§ Dataset extract:
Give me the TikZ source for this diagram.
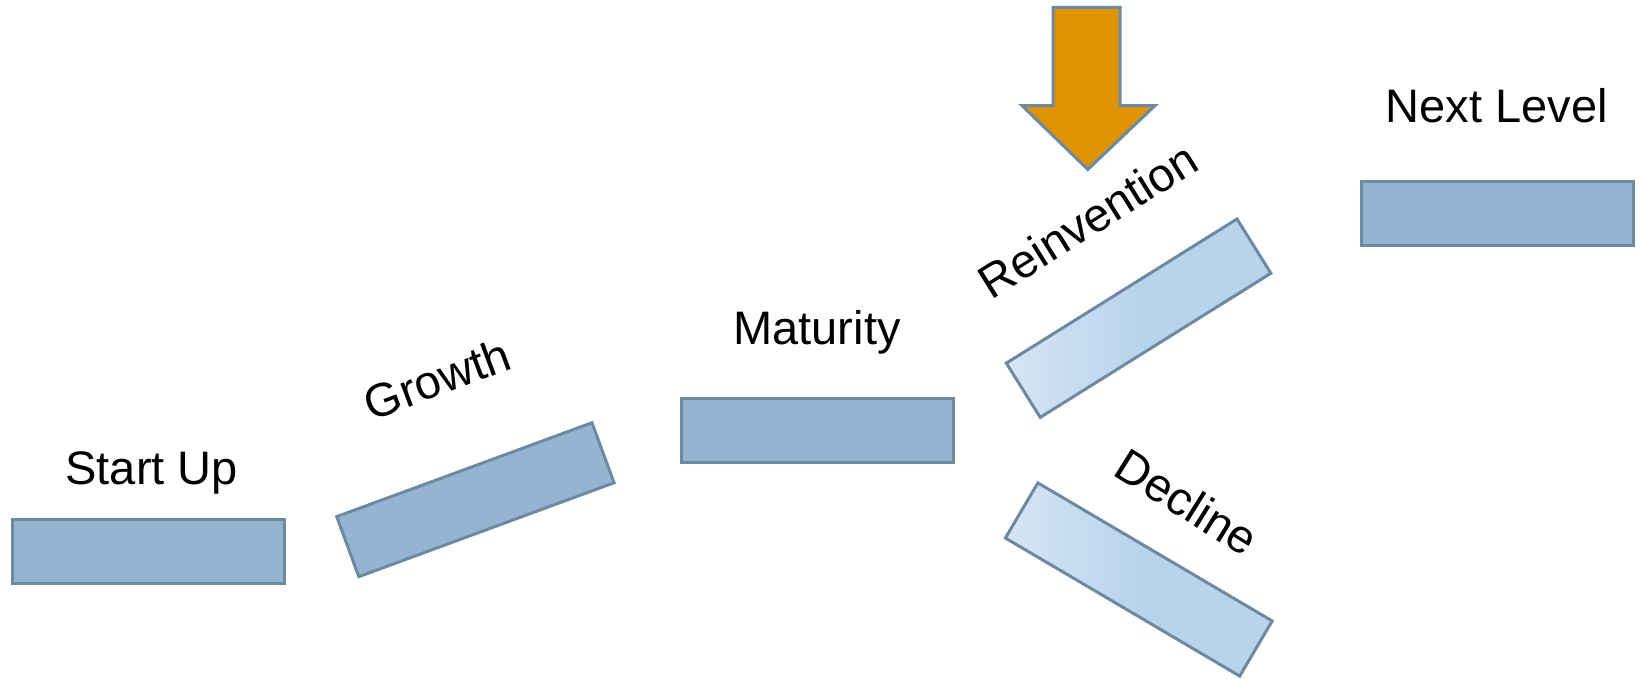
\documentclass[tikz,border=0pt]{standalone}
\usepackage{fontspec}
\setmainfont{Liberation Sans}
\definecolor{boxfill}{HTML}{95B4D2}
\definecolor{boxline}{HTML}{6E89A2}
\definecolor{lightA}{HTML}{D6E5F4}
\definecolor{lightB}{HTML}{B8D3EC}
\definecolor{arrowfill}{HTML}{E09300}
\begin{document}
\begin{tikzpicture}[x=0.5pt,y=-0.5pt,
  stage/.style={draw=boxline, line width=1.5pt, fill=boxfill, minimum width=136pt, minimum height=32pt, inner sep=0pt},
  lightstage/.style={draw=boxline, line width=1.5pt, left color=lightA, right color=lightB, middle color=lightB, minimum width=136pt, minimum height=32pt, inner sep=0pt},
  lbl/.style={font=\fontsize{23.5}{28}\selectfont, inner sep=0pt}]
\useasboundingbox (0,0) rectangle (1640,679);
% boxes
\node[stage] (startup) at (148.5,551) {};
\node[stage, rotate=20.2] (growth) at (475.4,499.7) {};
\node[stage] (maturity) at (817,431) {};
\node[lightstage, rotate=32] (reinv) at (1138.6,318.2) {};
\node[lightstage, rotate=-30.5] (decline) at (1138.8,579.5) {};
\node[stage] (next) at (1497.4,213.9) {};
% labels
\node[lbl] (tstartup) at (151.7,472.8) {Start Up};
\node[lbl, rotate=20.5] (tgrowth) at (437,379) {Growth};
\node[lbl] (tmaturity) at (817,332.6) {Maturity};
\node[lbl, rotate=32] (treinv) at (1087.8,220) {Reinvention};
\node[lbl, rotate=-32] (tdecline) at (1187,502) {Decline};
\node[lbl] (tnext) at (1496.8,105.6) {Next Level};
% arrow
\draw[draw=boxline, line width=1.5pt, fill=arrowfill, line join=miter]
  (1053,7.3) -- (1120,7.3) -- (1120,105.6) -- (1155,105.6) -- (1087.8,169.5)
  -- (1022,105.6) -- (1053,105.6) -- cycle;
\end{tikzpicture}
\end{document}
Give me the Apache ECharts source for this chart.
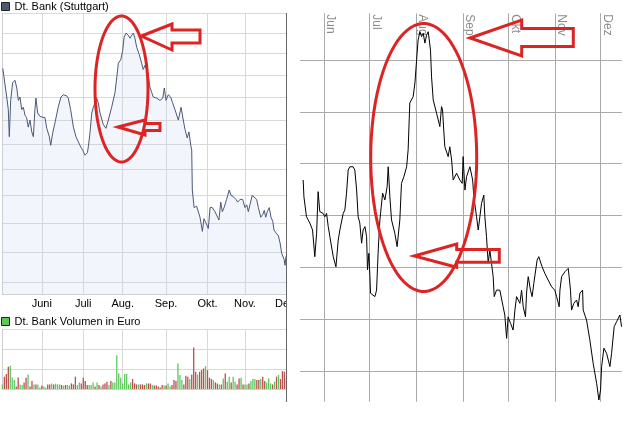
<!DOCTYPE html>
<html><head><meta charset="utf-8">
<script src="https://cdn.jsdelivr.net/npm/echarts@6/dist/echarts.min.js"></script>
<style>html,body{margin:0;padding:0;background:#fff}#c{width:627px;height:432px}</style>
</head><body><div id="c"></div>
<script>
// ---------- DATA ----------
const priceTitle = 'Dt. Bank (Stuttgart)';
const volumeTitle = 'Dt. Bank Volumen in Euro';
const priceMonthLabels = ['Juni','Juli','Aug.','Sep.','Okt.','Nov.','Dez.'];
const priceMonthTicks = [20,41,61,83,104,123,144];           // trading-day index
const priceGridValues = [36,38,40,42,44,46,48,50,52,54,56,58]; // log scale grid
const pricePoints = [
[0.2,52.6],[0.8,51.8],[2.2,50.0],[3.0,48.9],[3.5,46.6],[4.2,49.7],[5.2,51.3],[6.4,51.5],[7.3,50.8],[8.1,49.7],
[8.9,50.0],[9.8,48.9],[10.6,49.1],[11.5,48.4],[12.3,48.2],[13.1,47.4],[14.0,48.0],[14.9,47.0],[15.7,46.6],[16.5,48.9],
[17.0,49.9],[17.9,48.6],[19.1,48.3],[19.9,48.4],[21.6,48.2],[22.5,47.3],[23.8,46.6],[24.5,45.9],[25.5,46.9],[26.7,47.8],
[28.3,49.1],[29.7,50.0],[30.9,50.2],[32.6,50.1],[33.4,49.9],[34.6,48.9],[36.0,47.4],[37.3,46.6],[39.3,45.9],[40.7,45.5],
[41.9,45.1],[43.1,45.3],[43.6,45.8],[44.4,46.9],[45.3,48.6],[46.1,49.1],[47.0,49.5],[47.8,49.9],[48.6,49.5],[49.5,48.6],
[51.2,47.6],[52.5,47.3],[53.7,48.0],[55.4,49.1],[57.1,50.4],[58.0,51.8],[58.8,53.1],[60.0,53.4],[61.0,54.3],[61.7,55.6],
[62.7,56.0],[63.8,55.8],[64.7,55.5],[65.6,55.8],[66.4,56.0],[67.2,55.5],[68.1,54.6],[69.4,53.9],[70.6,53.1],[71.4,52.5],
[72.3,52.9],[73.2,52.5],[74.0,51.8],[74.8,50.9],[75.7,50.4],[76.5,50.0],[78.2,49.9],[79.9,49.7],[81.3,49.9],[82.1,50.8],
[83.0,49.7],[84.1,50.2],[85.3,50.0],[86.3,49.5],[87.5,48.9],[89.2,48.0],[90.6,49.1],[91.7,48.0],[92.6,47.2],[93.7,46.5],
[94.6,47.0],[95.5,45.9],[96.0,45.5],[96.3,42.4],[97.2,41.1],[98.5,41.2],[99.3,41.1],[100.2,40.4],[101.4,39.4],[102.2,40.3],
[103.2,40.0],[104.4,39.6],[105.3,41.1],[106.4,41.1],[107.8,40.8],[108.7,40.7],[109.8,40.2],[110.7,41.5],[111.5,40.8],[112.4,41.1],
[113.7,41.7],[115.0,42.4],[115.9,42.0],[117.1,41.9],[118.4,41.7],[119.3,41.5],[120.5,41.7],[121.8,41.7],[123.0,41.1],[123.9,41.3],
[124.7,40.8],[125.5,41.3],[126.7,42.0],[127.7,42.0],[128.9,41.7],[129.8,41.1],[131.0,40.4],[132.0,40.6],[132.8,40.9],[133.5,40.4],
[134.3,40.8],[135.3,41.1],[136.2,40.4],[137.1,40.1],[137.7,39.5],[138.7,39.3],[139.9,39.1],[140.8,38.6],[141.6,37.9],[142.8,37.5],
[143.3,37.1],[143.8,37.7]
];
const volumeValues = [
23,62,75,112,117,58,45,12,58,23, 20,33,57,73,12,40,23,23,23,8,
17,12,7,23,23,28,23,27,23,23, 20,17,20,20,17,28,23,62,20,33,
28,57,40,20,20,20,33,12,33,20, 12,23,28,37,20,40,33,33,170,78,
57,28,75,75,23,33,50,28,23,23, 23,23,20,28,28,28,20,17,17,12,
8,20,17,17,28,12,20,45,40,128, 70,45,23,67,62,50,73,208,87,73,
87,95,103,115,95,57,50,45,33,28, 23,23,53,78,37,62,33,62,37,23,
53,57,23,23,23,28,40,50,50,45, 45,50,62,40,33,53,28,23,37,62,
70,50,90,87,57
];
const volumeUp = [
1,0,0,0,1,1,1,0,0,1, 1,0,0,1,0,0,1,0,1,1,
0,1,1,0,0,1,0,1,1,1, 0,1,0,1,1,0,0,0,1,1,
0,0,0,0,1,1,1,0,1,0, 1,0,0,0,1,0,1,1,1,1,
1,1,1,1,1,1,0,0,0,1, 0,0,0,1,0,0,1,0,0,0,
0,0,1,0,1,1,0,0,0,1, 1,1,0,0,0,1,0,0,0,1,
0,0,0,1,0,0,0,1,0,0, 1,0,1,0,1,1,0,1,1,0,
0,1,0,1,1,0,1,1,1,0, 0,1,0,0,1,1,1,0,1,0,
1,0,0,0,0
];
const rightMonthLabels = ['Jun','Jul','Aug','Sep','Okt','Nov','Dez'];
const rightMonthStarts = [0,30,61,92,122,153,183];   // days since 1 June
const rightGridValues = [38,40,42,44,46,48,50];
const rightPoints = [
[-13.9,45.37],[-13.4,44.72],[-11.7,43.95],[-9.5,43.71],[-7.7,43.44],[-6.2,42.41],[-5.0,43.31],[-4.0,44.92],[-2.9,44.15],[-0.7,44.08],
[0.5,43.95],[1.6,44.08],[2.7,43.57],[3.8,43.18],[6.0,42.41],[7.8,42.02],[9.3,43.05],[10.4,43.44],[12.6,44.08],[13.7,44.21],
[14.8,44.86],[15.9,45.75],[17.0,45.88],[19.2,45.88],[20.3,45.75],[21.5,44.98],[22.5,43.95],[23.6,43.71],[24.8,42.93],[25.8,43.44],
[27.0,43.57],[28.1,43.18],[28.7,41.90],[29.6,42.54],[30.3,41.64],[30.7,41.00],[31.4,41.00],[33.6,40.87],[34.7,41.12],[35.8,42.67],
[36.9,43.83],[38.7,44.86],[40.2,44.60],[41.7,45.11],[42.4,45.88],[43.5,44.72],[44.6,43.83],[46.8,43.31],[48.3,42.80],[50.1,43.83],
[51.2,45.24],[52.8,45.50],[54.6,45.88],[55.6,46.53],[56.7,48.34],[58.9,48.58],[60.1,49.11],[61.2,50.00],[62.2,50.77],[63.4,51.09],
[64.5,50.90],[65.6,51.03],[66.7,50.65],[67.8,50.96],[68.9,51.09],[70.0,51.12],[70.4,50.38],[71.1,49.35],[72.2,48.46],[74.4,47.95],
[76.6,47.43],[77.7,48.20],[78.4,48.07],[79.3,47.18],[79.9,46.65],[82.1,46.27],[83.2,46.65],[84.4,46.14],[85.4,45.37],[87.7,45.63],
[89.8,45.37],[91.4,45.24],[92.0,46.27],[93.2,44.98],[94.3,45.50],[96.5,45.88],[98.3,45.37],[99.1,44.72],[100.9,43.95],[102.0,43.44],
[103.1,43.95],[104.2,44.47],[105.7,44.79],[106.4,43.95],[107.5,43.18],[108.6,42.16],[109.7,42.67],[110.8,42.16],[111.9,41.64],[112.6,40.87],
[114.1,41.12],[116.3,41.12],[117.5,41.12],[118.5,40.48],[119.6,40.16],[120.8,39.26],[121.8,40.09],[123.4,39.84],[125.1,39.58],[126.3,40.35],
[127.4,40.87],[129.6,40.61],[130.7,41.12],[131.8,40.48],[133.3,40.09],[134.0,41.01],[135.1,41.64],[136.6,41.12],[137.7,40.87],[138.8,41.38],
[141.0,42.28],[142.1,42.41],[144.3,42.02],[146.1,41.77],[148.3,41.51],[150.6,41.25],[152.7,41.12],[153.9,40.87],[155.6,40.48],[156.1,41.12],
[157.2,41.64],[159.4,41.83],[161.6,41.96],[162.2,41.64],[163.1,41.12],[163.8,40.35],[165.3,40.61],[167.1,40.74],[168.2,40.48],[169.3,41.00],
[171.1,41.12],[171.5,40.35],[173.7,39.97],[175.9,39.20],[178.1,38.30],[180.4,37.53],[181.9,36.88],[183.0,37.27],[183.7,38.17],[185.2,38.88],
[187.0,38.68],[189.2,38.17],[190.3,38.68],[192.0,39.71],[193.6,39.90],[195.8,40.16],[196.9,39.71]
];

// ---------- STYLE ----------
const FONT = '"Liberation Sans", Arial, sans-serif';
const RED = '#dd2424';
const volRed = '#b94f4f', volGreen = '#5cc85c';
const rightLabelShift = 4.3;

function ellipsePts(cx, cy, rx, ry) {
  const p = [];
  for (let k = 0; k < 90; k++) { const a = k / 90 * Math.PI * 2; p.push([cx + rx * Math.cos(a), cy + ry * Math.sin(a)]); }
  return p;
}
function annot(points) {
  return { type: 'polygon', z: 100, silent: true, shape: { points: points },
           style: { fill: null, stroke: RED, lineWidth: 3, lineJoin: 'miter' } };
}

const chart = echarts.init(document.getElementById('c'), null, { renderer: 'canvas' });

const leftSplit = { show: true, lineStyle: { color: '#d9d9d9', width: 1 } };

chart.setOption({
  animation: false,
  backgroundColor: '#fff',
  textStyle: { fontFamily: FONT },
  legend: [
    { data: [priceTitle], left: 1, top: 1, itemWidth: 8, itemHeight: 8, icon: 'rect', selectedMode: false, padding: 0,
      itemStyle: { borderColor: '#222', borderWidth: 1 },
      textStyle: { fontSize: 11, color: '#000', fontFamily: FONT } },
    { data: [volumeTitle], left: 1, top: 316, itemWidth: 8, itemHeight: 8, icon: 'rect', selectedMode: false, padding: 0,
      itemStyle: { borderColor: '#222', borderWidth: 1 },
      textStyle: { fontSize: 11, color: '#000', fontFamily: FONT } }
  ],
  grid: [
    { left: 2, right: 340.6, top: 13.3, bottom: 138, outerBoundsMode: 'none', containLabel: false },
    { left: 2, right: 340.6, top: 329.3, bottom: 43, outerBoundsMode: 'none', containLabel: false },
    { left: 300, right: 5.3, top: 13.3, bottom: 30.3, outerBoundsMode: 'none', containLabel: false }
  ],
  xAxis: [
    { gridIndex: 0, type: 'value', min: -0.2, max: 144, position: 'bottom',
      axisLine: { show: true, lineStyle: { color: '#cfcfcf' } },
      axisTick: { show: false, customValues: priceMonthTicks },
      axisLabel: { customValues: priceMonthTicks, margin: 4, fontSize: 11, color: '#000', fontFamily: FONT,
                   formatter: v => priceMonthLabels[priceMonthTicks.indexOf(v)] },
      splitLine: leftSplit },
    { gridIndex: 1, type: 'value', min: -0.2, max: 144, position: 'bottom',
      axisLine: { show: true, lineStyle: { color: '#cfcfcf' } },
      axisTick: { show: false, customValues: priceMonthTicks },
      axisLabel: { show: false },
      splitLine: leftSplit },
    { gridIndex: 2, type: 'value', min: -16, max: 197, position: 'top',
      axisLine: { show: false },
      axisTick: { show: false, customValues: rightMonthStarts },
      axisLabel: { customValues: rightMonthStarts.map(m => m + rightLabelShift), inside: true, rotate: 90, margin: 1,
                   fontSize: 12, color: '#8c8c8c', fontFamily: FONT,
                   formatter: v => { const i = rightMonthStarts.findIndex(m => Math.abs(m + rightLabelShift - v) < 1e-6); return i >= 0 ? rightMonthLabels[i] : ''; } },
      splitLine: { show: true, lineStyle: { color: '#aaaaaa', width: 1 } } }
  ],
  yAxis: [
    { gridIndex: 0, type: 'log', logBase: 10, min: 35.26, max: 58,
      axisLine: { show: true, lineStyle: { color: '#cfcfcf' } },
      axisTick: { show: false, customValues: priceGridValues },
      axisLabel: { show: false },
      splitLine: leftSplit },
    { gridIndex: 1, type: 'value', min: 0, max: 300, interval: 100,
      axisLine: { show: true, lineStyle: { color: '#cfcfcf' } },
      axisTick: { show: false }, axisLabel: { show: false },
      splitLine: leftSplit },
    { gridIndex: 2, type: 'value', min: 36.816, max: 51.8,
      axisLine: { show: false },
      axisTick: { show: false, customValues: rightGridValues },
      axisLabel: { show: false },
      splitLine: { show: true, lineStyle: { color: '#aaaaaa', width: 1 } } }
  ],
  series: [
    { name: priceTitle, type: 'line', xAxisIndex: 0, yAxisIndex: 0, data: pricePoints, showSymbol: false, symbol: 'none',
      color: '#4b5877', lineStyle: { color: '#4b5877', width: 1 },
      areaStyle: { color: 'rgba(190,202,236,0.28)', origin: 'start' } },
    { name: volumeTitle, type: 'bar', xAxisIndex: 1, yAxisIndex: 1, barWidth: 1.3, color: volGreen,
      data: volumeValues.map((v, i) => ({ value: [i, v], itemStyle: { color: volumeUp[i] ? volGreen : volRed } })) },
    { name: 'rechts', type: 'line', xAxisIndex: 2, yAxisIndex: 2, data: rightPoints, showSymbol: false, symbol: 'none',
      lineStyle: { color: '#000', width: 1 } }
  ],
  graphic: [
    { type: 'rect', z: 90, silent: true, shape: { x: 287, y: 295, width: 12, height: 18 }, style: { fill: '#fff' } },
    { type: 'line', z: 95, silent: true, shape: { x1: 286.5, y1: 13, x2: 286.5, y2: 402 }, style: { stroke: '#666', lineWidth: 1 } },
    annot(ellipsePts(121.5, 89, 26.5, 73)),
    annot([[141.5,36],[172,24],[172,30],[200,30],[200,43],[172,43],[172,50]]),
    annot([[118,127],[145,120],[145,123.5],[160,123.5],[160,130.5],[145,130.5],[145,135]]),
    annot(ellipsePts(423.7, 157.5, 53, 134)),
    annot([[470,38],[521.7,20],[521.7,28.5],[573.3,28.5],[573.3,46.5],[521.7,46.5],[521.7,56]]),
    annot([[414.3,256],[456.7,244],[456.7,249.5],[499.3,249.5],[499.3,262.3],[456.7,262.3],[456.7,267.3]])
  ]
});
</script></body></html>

§ What you should do: Filter the data for the string "source" and copy every line that has it.

§ Answer to this problem:
Give me the TikZ source for this diagram.
Give me the Apache ECharts source for this chart.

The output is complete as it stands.